BRIEF:
No pictures belong in the copy; return exactly the lines from the one with "Write the TikZ code for this diagram." through the one with "right=11.5pt of lin.west]", both ends included, and nothing else.
● ● ● ●
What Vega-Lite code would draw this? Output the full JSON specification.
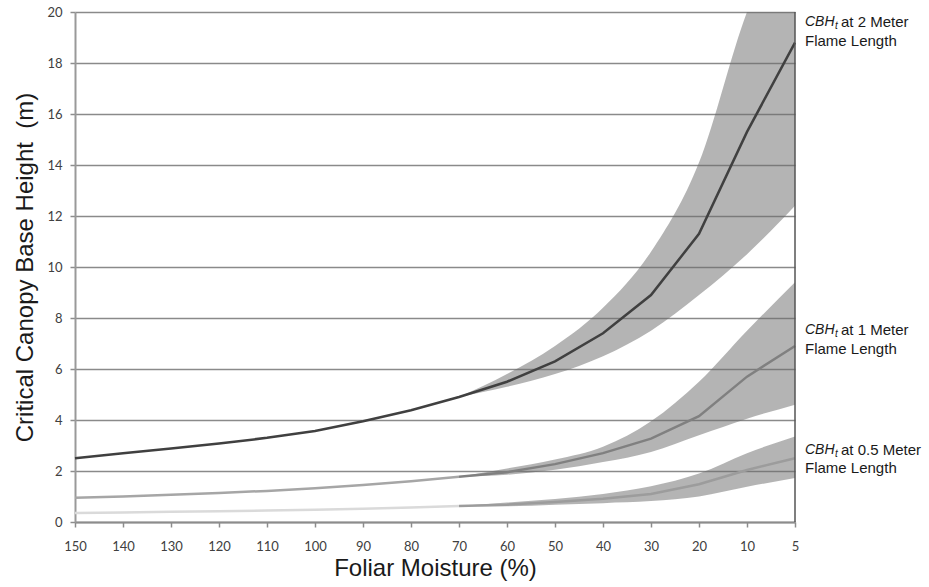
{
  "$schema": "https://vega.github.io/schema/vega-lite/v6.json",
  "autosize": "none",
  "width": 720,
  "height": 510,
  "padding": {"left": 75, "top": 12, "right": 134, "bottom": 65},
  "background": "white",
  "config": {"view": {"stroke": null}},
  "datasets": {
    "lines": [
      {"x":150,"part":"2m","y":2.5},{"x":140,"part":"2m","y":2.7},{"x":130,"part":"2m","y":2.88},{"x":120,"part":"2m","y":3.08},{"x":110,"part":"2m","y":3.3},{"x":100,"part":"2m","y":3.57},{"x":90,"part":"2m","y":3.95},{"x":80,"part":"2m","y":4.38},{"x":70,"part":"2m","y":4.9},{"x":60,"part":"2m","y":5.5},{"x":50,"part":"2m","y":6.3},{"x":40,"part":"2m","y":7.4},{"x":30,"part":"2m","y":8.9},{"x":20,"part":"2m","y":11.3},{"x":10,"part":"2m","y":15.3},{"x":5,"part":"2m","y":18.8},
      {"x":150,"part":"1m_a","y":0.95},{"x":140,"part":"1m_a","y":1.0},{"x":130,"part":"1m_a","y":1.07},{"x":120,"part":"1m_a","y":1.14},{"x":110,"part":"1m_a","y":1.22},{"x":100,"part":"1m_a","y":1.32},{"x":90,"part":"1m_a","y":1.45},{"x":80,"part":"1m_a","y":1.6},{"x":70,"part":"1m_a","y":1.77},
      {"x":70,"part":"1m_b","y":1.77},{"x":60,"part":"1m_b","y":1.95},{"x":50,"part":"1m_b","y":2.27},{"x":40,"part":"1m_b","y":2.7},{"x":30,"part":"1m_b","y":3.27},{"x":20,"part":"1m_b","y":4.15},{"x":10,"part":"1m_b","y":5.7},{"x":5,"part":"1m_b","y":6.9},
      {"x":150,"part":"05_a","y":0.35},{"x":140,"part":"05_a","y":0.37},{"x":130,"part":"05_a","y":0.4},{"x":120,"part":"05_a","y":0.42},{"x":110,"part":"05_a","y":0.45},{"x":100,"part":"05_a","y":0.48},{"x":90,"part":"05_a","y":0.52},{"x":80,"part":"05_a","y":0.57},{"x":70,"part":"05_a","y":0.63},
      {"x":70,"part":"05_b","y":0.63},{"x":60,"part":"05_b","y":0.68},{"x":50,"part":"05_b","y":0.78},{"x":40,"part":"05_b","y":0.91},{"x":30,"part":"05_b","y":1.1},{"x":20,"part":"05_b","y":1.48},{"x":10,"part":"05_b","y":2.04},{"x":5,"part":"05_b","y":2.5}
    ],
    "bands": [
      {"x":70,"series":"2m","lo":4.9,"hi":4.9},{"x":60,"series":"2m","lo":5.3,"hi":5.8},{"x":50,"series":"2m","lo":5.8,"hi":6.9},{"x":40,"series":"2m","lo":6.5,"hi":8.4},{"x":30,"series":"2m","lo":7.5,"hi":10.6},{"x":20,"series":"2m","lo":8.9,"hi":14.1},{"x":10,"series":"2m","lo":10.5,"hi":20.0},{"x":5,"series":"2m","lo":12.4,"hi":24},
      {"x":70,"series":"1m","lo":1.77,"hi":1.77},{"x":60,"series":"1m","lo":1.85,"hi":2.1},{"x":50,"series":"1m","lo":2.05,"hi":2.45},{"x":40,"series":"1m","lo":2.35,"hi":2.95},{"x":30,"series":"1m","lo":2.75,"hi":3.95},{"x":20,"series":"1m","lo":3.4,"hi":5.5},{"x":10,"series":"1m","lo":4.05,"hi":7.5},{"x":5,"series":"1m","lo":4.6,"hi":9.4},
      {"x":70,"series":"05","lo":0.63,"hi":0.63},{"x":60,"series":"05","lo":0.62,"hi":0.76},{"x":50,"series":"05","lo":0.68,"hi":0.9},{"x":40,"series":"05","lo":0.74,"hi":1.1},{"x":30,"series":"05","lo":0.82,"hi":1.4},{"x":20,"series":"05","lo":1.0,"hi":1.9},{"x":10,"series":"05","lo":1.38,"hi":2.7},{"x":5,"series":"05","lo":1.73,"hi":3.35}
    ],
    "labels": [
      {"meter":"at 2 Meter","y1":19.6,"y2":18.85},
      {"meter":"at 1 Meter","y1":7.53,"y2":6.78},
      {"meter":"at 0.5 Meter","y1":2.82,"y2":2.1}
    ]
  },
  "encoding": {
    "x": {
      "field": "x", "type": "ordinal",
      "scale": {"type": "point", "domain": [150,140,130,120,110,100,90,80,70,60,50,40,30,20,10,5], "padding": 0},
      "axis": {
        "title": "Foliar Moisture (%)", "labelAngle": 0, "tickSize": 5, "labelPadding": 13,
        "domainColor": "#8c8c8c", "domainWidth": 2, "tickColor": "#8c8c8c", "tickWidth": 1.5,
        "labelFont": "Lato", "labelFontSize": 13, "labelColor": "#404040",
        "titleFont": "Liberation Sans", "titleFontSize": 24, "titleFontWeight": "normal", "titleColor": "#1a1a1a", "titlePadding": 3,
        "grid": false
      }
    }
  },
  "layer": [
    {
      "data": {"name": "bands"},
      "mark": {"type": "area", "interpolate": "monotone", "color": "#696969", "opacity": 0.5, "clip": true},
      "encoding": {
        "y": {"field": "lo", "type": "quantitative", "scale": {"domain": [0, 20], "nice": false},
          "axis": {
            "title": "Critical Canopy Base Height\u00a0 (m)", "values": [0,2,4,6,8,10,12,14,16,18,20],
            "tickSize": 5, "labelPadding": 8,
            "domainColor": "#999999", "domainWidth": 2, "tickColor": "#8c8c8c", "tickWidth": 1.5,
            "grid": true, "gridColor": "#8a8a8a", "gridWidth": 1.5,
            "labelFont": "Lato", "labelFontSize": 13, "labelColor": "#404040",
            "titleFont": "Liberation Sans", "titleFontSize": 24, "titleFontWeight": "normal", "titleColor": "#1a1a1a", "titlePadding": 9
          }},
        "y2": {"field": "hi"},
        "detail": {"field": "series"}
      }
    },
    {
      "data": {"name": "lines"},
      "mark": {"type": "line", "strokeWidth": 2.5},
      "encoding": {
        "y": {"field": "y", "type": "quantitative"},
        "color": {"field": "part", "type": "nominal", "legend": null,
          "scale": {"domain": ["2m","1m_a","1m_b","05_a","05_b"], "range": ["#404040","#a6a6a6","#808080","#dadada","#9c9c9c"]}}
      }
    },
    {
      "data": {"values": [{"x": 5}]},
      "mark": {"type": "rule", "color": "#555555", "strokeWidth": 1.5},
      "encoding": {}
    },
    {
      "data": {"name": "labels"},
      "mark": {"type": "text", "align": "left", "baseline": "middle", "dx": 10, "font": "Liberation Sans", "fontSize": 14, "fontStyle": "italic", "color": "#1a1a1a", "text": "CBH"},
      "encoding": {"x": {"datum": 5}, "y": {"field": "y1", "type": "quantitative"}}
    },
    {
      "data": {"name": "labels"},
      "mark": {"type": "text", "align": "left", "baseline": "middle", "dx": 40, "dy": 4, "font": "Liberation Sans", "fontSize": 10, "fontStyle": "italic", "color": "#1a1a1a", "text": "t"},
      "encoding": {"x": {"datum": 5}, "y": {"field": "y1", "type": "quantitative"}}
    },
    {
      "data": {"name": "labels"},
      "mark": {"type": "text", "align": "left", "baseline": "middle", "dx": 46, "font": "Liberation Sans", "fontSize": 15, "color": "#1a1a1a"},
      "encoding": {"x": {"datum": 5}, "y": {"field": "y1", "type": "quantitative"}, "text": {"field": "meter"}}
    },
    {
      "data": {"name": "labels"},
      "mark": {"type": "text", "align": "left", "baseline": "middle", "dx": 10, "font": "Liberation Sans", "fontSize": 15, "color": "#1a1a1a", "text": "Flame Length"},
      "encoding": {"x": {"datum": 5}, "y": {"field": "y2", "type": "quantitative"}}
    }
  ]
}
● ● ● ●
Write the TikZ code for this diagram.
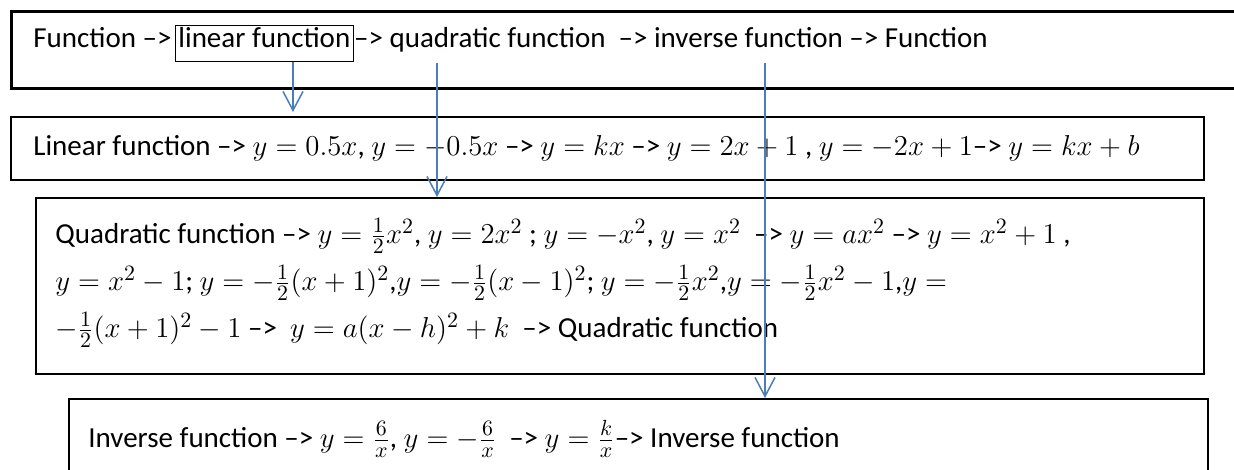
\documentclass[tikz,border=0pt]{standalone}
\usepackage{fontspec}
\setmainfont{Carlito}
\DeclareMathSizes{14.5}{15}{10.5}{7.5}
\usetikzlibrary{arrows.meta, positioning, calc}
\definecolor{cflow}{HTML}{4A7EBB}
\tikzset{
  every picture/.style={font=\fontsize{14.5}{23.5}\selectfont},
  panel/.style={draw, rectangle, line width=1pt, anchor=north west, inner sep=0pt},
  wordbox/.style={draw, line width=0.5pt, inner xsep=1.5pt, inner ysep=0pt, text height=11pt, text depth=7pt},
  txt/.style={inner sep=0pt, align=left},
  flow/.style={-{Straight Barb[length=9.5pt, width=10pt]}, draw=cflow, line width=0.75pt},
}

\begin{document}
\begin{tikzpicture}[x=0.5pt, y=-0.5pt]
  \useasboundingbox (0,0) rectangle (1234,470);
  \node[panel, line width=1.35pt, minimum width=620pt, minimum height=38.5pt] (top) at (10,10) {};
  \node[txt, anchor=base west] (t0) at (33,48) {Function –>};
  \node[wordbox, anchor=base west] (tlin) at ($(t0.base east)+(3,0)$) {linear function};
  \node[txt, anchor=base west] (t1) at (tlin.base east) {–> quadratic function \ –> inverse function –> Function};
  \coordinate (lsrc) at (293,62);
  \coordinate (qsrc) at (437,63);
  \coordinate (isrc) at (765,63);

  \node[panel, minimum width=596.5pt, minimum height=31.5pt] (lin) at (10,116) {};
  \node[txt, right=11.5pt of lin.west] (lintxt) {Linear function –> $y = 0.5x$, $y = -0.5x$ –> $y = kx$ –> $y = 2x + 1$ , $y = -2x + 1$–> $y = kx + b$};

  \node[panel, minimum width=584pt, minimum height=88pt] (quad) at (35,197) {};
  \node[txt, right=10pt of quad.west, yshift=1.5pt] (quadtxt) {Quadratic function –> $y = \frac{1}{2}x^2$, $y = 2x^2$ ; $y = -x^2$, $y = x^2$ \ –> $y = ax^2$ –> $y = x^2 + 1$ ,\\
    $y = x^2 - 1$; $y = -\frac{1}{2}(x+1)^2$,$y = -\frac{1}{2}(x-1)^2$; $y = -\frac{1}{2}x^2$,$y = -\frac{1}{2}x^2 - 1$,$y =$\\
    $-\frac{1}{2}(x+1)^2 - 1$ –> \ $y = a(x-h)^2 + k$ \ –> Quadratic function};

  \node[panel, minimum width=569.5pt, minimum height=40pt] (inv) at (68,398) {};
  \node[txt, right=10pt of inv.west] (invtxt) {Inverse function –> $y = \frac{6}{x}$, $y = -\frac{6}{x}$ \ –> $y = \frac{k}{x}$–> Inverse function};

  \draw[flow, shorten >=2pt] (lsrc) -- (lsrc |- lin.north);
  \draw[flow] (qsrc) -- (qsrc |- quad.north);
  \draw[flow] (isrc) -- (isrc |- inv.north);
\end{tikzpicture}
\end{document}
● ● ● ●
WRITTEN ANSWER:
Write the TikZ code for this diagram.
\documentclass[tikz,border=0pt]{standalone}
\usepackage{fontspec}
\setmainfont{Carlito}
\DeclareMathSizes{14.5}{15}{10.5}{7.5}
\usetikzlibrary{arrows.meta, positioning, calc}
\definecolor{cflow}{HTML}{4A7EBB}
\tikzset{
  every picture/.style={font=\fontsize{14.5}{23.5}\selectfont},
  panel/.style={draw, rectangle, line width=1pt, anchor=north west, inner sep=0pt},
  wordbox/.style={draw, line width=0.5pt, inner xsep=1.5pt, inner ysep=0pt, text height=11pt, text depth=7pt},
  txt/.style={inner sep=0pt, align=left},
  flow/.style={-{Straight Barb[length=9.5pt, width=10pt]}, draw=cflow, line width=0.75pt},
}

\begin{document}
\begin{tikzpicture}[x=0.5pt, y=-0.5pt]
  \useasboundingbox (0,0) rectangle (1234,470);
  \node[panel, line width=1.35pt, minimum width=620pt, minimum height=38.5pt] (top) at (10,10) {};
  \node[txt, anchor=base west] (t0) at (33,48) {Function –>};
  \node[wordbox, anchor=base west] (tlin) at ($(t0.base east)+(3,0)$) {linear function};
  \node[txt, anchor=base west] (t1) at (tlin.base east) {–> quadratic function \ –> inverse function –> Function};
  \coordinate (lsrc) at (293,62);
  \coordinate (qsrc) at (437,63);
  \coordinate (isrc) at (765,63);

  \node[panel, minimum width=596.5pt, minimum height=31.5pt] (lin) at (10,116) {};
  \node[txt, right=11.5pt of lin.west] (lintxt) {Linear function –> $y = 0.5x$, $y = -0.5x$ –> $y = kx$ –> $y = 2x + 1$ , $y = -2x + 1$–> $y = kx + b$};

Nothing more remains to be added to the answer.